══ EXCERPTED DATA ══
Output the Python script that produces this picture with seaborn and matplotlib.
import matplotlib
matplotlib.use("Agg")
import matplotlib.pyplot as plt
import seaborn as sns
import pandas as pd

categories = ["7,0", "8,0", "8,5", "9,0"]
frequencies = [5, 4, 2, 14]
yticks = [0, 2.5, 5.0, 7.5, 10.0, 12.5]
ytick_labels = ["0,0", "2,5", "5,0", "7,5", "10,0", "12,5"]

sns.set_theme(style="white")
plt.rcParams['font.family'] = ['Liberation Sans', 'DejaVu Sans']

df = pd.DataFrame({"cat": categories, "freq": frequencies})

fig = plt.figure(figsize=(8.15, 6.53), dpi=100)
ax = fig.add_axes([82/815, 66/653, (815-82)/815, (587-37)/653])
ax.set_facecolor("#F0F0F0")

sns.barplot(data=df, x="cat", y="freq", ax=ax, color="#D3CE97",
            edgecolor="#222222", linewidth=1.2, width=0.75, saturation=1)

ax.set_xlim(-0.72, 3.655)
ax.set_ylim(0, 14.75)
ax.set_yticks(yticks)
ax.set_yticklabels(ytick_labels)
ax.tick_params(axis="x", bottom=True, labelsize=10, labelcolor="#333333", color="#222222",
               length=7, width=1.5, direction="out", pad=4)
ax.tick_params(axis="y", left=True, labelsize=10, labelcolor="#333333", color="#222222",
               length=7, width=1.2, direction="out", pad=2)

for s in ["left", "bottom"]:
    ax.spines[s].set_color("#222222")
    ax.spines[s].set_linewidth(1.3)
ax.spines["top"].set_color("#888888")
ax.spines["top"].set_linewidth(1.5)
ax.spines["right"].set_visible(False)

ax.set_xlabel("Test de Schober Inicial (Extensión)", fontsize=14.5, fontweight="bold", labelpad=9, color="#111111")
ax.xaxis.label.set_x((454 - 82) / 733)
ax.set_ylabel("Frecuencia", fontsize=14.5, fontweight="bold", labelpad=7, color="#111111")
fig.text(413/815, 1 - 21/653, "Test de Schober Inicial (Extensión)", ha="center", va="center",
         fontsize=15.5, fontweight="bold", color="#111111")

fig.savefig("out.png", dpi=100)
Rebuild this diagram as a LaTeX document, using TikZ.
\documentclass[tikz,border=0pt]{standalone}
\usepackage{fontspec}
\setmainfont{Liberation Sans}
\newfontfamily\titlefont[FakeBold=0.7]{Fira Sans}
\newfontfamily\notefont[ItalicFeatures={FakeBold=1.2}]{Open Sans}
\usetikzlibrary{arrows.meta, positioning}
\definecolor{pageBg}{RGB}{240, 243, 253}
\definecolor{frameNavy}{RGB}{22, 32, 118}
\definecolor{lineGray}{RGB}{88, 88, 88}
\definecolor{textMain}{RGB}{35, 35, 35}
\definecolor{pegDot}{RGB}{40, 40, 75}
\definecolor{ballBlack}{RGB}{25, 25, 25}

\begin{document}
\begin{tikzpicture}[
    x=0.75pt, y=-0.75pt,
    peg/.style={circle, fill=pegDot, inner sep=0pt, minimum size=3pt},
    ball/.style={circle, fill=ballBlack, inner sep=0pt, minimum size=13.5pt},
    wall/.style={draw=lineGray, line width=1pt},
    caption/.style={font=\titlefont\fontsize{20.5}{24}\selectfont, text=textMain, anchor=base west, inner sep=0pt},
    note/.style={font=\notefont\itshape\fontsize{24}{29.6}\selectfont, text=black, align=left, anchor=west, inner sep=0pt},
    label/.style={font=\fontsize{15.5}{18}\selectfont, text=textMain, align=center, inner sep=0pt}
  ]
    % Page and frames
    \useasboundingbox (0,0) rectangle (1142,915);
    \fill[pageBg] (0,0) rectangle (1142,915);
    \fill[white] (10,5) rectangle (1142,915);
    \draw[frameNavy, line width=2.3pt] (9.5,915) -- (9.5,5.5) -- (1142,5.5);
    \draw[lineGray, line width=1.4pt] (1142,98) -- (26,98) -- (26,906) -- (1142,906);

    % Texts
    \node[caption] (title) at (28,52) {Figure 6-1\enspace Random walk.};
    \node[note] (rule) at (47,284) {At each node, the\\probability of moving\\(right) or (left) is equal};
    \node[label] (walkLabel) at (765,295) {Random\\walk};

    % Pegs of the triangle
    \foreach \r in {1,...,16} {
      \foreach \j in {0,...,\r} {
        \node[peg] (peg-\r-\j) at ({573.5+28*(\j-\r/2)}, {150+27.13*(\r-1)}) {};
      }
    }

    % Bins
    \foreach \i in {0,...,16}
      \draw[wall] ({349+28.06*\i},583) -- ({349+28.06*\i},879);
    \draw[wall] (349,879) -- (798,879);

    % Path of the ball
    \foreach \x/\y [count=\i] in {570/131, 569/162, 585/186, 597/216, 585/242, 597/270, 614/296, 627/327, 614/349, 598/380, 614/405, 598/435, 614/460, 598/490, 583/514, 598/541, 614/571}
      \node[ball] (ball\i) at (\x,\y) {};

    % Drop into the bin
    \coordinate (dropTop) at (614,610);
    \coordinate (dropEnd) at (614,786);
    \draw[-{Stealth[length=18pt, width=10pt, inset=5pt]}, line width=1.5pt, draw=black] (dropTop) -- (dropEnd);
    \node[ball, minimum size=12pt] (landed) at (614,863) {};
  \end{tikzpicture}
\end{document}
═══
══ EXCERPTED DATA ══
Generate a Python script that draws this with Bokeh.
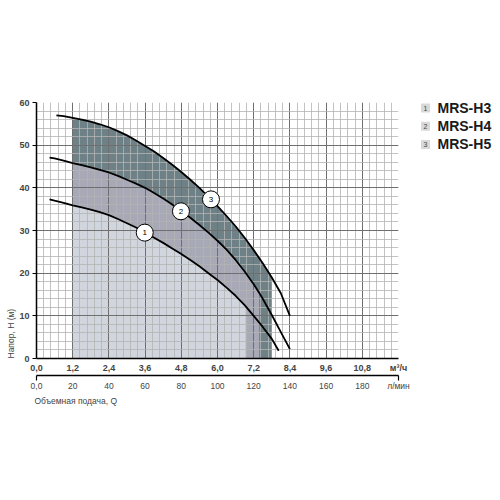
═══
SHORT TASK: From the records above, print exactly the lines that run from the line with "Output the Python" to the line with "import pandas as pd", inclusive.

ANSWER TO THIS TASK:
Output the Python script that produces this picture with seaborn and matplotlib.
import matplotlib
matplotlib.use("Agg")
import matplotlib.pyplot as plt
import seaborn as sns
import pandas as pd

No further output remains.